Although target frequencies were virtually identical across experiments20, high target uncertainty decreased unisensory performance and increase the incidents of MSF. Thus, it appears that stimulus effectiveness (e.g. their individually perceived salience) was not solely determined by physical factors but rather by internal factors – i.e. how well stimuli are processed and thereby their salience is enhanced. One could term this phenomenon ‘internal effectiveness’. Whenever targets are embedded among distractors and non-targets their internal effectiveness is lowered and participants are more uncertain about their answer. In turn, presenting a multisensory, redundant stimulus diminishes distraction by providing higher (doubled) informational content. This might increase the chance that information is treated as important and used (integrated) to solve the task. This would be an addition of the classical 3rd rule of multisensory integration (“inverse effectiveness”30,31,32,41) which only makes assumption about the physical (external) effectiveness of stimuli (e.g. the lower the contrast the higher the chance of MSF) and which is mostly studied in simple detection tasks. However, in complex environments with suprathreshold stimuli, internal effectiveness might be the more relevant parameter. Studies showed e.g. that the movement of an approaching, suprathreshold stimulus can be more properly judged when this stimulus is paired with a sound29. Thus, MSI/MSF as determined by internal effectiveness might be especially important in e.g. traffic, when suprathreshold stimuli can be easily missed (as shown by e.g. change blindness experiments3,4,5). To summarize, while physical effectiveness can determine MSF in simple paradigms, internal and physical effectiveness might determine MSF in more complex paradigms.

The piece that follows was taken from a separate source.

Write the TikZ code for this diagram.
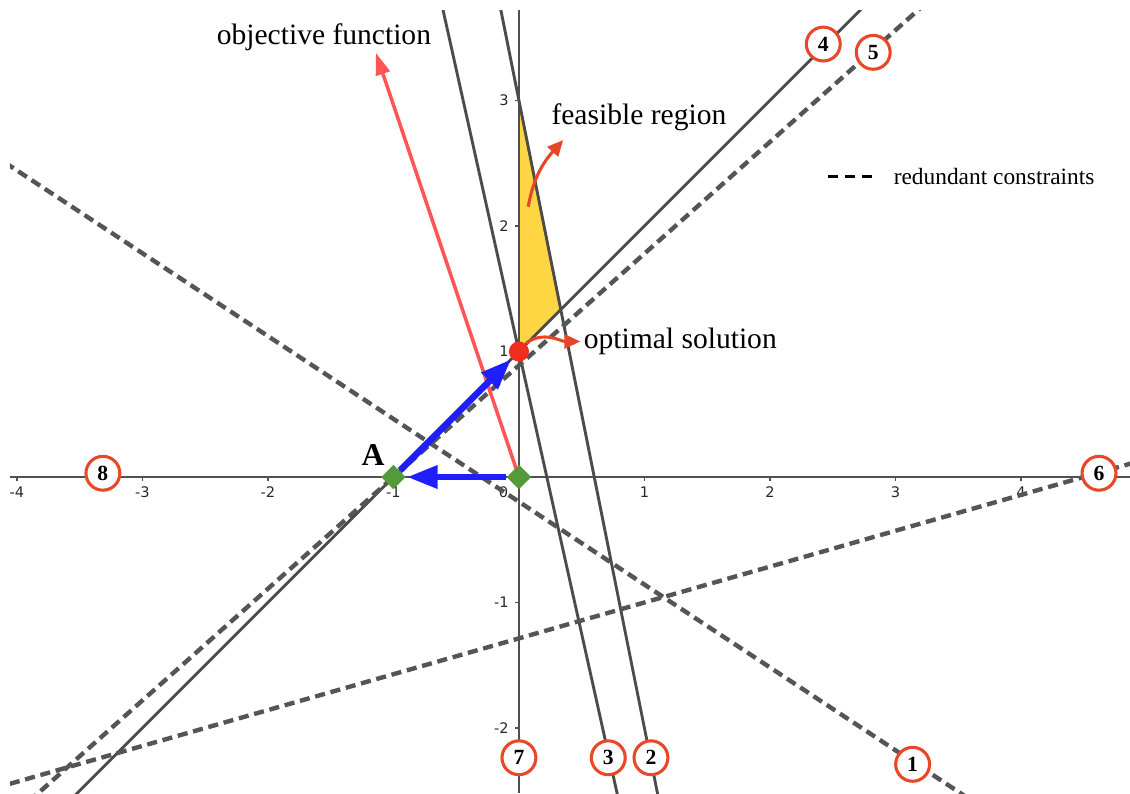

In conclusion, our results revealed that MSI and temporal attention cooperatively enhance perception. This benefit occurs not only on a sustained level, but can be observed on a trial-by-trial basis. Remarkably, the stimulus position of the previous trial was only informative when followed by multisensory target trials but occurred independently of the modality of the previous trial. This suggests that information about the temporal structure cannot be assessed as readily in unisensory contexts or does not enhance unisensory target processing as much as multisensory target processing. For the latter, TE might increase the chance of MSI which appears to increase target saliency and thus, identification. Multisensory facilitation is also determined by participants’ preference in unisensory processing. The more participants focus one modality, the less they use and combine audiovisual information. This imbalance between modalities might partly be driven by the task’s complexity. Together, our results indicate that temporal expectations predominantly enhance multisensory perception (in discrimination paradigms) by potentially boosting MSI on both short and sustained time ranges.